It’s easy to underestimate the importance of responding to a charge of discrimination filed with an administrative agency like the EEOC. After all, the EEOC doesn’t have the authority to award damages or assess fines against employers. To get any money from the employer, the employee or former employee will have to file a lawsuit, and the employer can just defend the lawsuit when and if it comes. Right? It’s true that the EEOC doesn’t have the authority to award damages or assess fines. But the employer’s response to an EEOC charge is the foundation for the later defense of the lawsuit. What is said, or not said, in response to a charge filed with the EEOC can have a significant impact on the outcome of a lawsuit. A recent decision from the Court of Appeals re-emphasizes this point.
In Jones v. National American University, 8th Cir., No. 09-3007, 6/23/10, the court affirmed a jury verdict in favor of an employee’s age discrimination claim. In that case, the reasons the employer gave for the employee’s termination in response to the EEOC charge were different from the reasons proffered by the employer at trial. The Court held that the different reasons given by the employer at different times was evidence that the employer’s reasons were a mere pretext for age discrimination.

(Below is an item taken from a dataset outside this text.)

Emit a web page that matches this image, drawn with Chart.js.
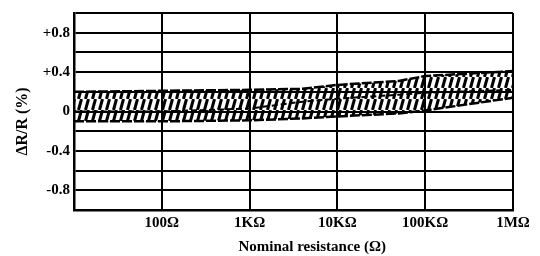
<!DOCTYPE html>
<html>
<head>
<meta charset="utf-8">
<script src="https://cdn.jsdelivr.net/npm/chart.js@4"></script>
<style>
  html, body { margin: 0; padding: 0; background: #fff; }
  #wrap { width: 540px; height: 256px; }
</style>
</head>
<body>
<div id="wrap"><canvas id="drift"></canvas></div>
<script>
/*_____________________DATA____________________*/

const resistance = [10, 100, 1000, 4000, 10000, 50000, 100000, 1000000];
const upperLimit = [0.20, 0.21, 0.22, 0.23, 0.27, 0.31, 0.36, 0.41];
const midLine    = [0.00, 0.00, 0.03, 0.10, 0.13, 0.17, 0.19, 0.22];
const lowerLimit = [-0.10, -0.10, -0.09, -0.07, -0.05, -0.02, 0.01, 0.14];

const xTickValues = [10, 100, 1000, 10000, 100000, 1000000];
const xTickLabels = ['', '100Ω', '1KΩ', '10KΩ', '100KΩ', '1MΩ'];
const yTickValues = [-1, -0.8, -0.6, -0.4, -0.2, 0, 0.2, 0.4, 0.6, 0.8, 1];
const yTickLabels = ['', '-0.8', '', '-0.4', '', '0', '', '+0.4', '', '+0.8', ''];

/*_____________________HATCH____________________*/

function hatch() {
  const c = document.createElement('canvas');
  c.width = 7; c.height = 11;
  const g = c.getContext('2d');
  g.strokeStyle = '#000';
  g.lineWidth = 3;
  g.beginPath();
  g.moveTo(1.5, 11);
  g.lineTo(4.5, 0);
  g.stroke();
  return g.createPattern(c, 'repeat');
}

const pts = (ys) => resistance.map((r, i) => ({x: r, y: ys[i]}));
const tickFont = {family: 'Liberation Serif', size: 15, weight: 'bold'};

new Chart(document.getElementById('drift'), {
  type: 'line',
  data: {
    datasets: [
      {
        label: 'upper',
        data: pts(upperLimit),
        borderColor: '#000',
        borderWidth: 2.5,
        borderDash: [10, 2],
        backgroundColor: hatch(),
        fill: 2,
        pointRadius: 0,
        tension: 0
      },
      {
        label: 'mid',
        data: pts(midLine),
        borderColor: '#000',
        borderWidth: 2,
        borderDash: [6, 3],
        fill: false,
        pointRadius: 0,
        tension: 0
      },
      {
        label: 'lower',
        data: pts(lowerLimit),
        borderColor: '#000',
        borderWidth: 2.5,
        borderDash: [10, 2],
        fill: false,
        pointRadius: 0,
        tension: 0
      }
    ]
  },
  options: {
    responsive: true,
    maintainAspectRatio: false,
    animation: false,
    layout: {padding: {left: 0, right: 27, top: 11, bottom: 0}},
    plugins: {legend: {display: false}, tooltip: {enabled: false}},
    scales: {
      x: {
        type: 'logarithmic',
        min: 10,
        max: 1000000,
        afterBuildTicks: (s) => { s.ticks = xTickValues.map(v => ({value: v})); },
        afterFit: (s) => { s.height = 46; },
        ticks: {
          color: '#000',
          font: tickFont,
          padding: 4,
          maxRotation: 0,
          autoSkip: false,
          callback: (v) => xTickLabels[xTickValues.indexOf(v)]
        },
        grid: {color: '#000', lineWidth: 2, drawTicks: false},
        border: {color: '#000', width: 2.5},
        title: {
          display: true,
          text: '          Nominal resistance (Ω)',
          color: '#000',
          font: {family: 'Liberation Serif', size: 15, weight: 'bold'},
          padding: {top: 0, bottom: 0}
        }
      },
      y: {
        min: -1,
        max: 1,
        afterBuildTicks: (s) => { s.ticks = yTickValues.map(v => ({value: v})); },
        afterFit: (s) => { s.width = 74; },
        ticks: {
          color: '#000',
          font: tickFont,
          padding: 4,
          autoSkip: false,
          callback: (v, i) => yTickLabels[i]
        },
        grid: {color: '#000', lineWidth: 2, drawTicks: false},
        border: {color: '#000', width: 2.5},
        title: {
          display: true,
          text: 'ΔR/R (%)     ',
          color: '#000',
          font: {family: 'Liberation Serif', size: 16, weight: 'bold'},
          padding: {top: 13, bottom: 0}
        }
      }
    }
  }
});
</script>
</body>
</html>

Although this principle does not represent a sea change in the law, it comes on the heels of the EEOC’s announcement that it is hiring more investigators and intends to be more aggressive than it has been in the past 10 years. According to Jacqueline Berrien, the EEOC chair, the EEOC has been bolstered by substantial budget increases in fiscal years 2009 and 2010, and is hiring additional staff, including frontline investigators and lawyers.
In this environment, when employers are more likely to encounter aggressive enforcement from administrative agencies, it is vital to remember the importance of responding appropriately to administrative charges of discrimination as the foundation for the employer’s defense to discrimination claims.